Rintracciando e, poi, inseguendo le tracce dei membri di quella stirpe, i due autori ai quali è stata affidata la ricostruzione storica, ci consentono di penetrare “nel vivo” di un sistema di accreditamento sociale e di vera e propria scalata al potere inaugurato e perseguito da una casata di San Miniato. Un sistema che si dimostrò vincente perché risultò perfettamente calibrato, di volta in volta, sulla realtà coeva e che, per un certo lasso di tempo, sembrò quasi inarrestabile, perché fu sorretto da una consapevolezza assoluta dell’identità familiare. Per mezzo delle vicende Roffia, insomma, riusciamo a penetrare i “segreti” e le “strategie” di quanti, in passato, formarono l’élite sociale della loro epoca.

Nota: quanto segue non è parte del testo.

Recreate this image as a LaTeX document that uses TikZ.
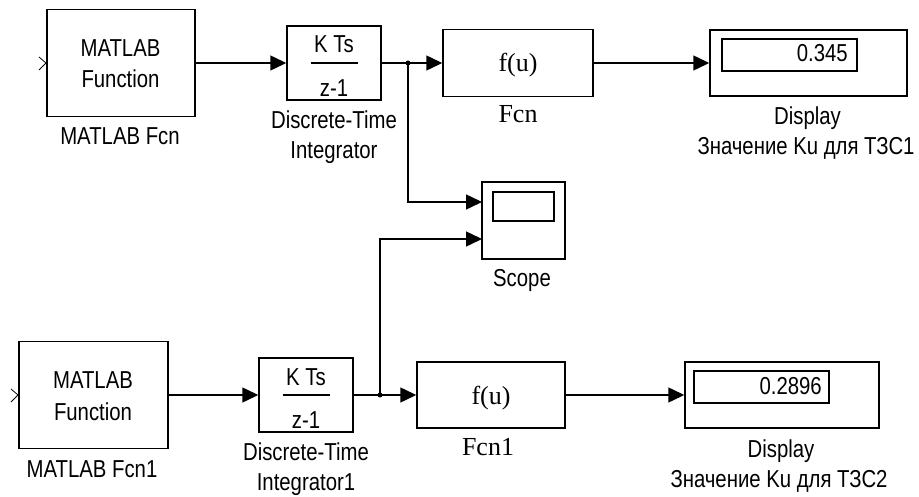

Senza entrare nel merito del lavoro in sé, perché deve essere letto per venire apprezzato, è doveroso aggiungere che esso si configura come il risultato di una sinergia tra persone e professionisti diverse e che ha potuto vedere la luce perché si è giovato di numerosi apporti. Il progetto fu infatti redatto da un giornalista scrittore, Riccardo Cardellicchio, uomo attento alla storia ed alle storie come può esserlo chi della cronaca , ha fatto la propria professione per lunghi anni. Furono poi incaricati due storici, Roberto Boldrini e Isabella Gagliardi, perché verificassero la fattibilità del progetto e, una volta verificatala, perché lo concretizzassero. Essi, rilevando la lacuna storiografica relativa ad una famiglia tanto significativa come i Roffia e, rassicurati dalla consistenza dell’archivio della casata, conservato per la maggior parte presso l’Archivio Comunale di San Miniato, si sono dunque messi al lavoro, cooptando per la parte letteraria una giovane e promettente laureata fiorentina, Pamela Giorgi. Si è rivelata, quindi, importantissima per la riuscita del progetto la collaborazione offerta dall’archivio comunale, nella figura del suo direttore Roberto Cerri, ma anche dell’Archivio dell’Accademia degli Euteleti, nella figura del suo direttore Luca Macchi.
A questo proposito è da sottolineare un ultimo elemento: San Miniato ed il suo territorio sono ricchi di storia e di patrimonio storico documentario e storico artistico ed ogni iniziativa tesa alla loro valorizzazione non può che essere auspicata e sovvenuta seguendo una linea di intervento culturale che, crediamo la Fondazione Cassa di Risparmio di San Miniato ha rintracciato con decisione e coerenza già da molto tempo.